Say only how many lines contain the word "React".

▶ **The data**
>>>>>

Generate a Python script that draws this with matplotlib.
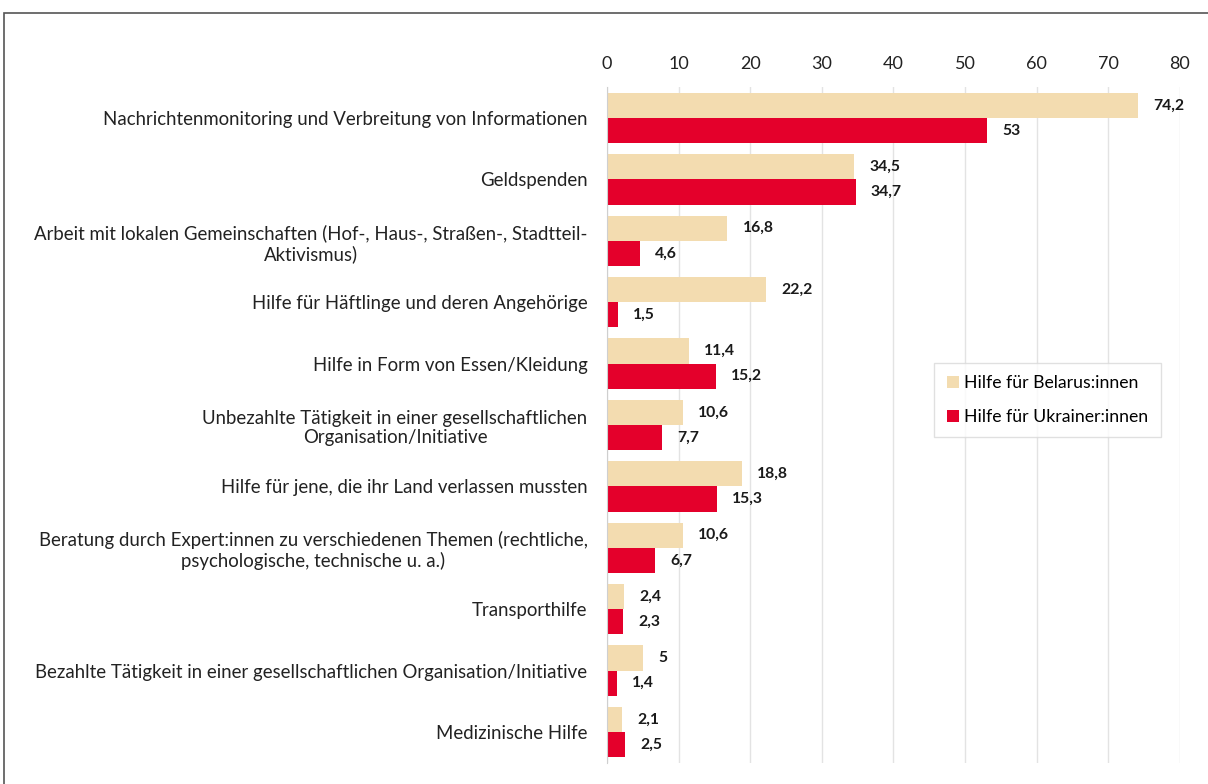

<<<<<
>>>>>

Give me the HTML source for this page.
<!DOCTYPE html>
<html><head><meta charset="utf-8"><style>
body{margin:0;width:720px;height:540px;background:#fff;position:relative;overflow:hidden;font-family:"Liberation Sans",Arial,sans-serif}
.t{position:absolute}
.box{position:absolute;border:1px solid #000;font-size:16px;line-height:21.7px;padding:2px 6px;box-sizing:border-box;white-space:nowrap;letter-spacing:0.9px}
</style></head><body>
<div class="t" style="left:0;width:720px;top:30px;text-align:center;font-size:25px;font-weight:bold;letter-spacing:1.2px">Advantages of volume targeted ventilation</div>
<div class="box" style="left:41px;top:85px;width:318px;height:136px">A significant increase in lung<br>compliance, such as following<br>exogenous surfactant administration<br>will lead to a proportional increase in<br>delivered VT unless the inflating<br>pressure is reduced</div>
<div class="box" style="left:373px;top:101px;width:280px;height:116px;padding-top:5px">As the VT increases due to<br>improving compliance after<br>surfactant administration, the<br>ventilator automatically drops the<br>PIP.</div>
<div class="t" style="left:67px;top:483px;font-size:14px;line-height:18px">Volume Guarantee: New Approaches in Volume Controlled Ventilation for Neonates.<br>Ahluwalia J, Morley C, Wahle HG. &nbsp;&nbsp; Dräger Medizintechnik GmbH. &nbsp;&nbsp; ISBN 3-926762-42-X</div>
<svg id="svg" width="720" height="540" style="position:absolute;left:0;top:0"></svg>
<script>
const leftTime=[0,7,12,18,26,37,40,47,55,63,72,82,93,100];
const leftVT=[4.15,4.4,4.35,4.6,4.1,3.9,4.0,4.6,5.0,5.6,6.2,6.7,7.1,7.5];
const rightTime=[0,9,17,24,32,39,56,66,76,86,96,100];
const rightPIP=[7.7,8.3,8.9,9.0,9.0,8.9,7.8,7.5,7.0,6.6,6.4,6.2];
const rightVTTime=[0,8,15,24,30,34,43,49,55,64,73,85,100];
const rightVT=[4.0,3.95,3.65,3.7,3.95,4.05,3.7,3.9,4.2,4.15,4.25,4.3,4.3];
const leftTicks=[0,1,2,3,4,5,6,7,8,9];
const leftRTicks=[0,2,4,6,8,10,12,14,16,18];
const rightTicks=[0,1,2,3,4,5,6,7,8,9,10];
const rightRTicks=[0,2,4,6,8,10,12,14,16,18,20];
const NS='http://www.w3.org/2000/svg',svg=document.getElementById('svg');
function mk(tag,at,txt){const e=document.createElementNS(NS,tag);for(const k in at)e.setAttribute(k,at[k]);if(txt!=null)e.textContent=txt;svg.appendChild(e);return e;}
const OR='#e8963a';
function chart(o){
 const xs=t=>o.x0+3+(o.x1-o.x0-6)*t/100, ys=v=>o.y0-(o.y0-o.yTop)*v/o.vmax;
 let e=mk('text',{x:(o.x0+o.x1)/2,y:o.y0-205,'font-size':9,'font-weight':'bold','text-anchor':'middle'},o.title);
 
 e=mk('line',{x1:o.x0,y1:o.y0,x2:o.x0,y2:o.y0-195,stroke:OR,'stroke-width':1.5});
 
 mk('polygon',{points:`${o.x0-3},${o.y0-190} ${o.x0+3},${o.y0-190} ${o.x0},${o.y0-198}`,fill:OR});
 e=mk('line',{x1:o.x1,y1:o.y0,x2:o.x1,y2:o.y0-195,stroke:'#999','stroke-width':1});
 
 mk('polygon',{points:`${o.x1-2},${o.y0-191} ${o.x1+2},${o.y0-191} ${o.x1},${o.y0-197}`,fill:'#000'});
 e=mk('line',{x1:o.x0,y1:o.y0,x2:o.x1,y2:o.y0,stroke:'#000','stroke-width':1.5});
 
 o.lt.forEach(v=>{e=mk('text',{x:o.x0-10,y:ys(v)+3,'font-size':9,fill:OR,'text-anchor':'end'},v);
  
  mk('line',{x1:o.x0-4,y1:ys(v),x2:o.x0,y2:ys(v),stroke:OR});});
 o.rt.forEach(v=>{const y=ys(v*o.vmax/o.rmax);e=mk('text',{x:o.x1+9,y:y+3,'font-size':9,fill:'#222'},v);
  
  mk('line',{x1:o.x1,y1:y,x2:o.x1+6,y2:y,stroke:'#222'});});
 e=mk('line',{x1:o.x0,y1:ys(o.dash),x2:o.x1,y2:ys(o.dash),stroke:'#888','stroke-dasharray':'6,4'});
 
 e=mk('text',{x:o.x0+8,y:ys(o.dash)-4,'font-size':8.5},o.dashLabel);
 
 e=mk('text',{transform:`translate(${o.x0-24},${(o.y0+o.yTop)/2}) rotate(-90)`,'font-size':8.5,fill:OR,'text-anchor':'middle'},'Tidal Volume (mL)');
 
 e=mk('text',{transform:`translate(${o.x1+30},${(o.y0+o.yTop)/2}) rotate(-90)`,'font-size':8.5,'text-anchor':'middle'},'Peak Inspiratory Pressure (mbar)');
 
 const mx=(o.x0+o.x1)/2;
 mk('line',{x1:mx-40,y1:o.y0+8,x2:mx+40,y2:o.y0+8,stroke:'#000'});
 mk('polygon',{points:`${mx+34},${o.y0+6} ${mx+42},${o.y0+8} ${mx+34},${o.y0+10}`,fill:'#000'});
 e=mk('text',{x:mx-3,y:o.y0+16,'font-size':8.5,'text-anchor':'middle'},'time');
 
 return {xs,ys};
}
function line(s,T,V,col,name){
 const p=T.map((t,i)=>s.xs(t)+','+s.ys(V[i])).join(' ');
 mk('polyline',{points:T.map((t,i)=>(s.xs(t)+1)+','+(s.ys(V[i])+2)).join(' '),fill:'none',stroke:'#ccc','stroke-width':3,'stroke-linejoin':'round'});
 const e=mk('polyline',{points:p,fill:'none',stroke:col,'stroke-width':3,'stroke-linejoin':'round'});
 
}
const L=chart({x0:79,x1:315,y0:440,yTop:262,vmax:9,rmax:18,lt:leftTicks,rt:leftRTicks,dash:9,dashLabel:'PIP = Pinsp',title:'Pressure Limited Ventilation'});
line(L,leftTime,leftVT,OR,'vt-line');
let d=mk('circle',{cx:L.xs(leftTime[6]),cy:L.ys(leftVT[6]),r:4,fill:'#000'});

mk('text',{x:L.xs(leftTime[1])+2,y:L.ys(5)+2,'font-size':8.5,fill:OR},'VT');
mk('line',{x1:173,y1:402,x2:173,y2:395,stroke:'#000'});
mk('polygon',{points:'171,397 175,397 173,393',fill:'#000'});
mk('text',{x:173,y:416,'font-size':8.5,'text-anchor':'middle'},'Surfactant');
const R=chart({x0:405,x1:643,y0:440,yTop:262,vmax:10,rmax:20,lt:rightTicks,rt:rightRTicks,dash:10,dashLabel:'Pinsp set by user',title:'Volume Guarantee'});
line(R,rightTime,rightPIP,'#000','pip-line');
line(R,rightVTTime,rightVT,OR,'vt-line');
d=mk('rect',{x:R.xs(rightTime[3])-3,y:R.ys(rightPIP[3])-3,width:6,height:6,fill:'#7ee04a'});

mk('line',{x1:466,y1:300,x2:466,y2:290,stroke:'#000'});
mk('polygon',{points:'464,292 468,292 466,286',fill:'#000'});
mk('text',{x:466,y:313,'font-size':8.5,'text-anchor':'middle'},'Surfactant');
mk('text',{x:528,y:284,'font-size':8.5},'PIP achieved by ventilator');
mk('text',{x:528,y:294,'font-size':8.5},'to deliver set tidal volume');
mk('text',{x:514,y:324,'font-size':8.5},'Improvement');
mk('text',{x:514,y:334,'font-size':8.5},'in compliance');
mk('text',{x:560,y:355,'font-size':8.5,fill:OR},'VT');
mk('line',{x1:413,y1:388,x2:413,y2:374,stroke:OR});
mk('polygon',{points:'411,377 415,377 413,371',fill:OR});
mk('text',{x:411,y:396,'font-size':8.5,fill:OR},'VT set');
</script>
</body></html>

<<<<<
>>>>>

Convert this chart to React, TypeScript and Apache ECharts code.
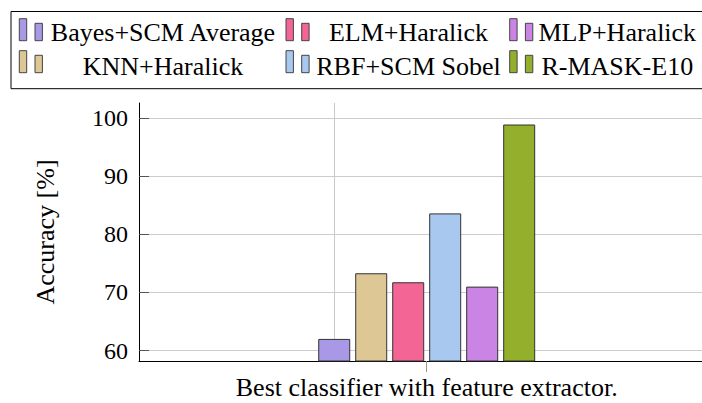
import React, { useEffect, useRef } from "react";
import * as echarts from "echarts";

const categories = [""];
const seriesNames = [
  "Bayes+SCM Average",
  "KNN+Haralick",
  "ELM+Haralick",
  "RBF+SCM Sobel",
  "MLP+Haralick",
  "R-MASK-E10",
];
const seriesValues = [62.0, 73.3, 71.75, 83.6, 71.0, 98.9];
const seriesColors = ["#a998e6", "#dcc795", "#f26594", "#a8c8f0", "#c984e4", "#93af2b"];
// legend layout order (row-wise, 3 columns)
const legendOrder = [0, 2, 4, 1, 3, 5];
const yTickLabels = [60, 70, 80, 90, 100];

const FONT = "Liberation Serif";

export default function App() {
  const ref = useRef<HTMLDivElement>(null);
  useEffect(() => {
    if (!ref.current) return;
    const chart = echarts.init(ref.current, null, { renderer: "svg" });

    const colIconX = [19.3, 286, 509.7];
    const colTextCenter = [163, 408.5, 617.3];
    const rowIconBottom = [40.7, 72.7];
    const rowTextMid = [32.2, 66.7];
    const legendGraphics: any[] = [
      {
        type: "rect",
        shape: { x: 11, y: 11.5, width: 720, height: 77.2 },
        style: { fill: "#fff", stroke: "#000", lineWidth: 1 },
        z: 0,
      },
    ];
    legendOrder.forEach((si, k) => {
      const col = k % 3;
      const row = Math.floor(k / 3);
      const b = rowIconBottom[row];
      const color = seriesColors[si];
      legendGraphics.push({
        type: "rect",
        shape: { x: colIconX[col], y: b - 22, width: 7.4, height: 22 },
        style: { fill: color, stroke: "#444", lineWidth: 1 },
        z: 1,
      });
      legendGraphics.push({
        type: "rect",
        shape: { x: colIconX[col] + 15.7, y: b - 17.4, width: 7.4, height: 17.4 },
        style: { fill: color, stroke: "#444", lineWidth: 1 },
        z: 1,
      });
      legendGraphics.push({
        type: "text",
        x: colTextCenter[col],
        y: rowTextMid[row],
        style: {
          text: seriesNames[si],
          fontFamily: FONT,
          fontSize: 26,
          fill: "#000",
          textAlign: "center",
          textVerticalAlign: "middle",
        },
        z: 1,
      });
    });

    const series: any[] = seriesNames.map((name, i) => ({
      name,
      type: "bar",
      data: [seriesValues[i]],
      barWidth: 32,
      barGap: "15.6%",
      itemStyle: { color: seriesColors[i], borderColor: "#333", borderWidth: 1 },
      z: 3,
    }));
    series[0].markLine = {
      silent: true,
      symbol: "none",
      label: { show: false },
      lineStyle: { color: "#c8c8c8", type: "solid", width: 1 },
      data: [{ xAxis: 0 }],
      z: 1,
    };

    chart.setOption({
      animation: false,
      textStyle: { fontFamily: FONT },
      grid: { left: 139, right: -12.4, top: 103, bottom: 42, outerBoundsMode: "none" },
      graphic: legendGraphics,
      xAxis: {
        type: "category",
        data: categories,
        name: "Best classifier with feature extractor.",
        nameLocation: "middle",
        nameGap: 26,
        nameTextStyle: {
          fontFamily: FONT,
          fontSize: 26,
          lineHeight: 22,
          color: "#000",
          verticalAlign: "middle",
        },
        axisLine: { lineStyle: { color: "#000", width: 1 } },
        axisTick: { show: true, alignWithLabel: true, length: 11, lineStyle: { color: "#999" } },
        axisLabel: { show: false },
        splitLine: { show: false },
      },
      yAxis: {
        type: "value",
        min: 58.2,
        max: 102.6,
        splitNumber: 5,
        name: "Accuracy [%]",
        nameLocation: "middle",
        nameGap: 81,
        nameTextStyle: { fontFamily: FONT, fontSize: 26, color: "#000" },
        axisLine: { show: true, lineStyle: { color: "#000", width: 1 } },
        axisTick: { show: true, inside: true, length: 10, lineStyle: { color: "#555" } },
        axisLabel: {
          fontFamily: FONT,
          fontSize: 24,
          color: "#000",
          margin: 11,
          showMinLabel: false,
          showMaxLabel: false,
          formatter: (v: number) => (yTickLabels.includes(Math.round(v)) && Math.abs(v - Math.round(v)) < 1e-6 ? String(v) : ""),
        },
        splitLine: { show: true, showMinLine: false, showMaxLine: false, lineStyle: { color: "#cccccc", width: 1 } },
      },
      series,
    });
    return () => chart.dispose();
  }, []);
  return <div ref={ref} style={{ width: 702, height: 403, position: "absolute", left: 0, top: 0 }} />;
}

<<<<<

▶ **Written response**
2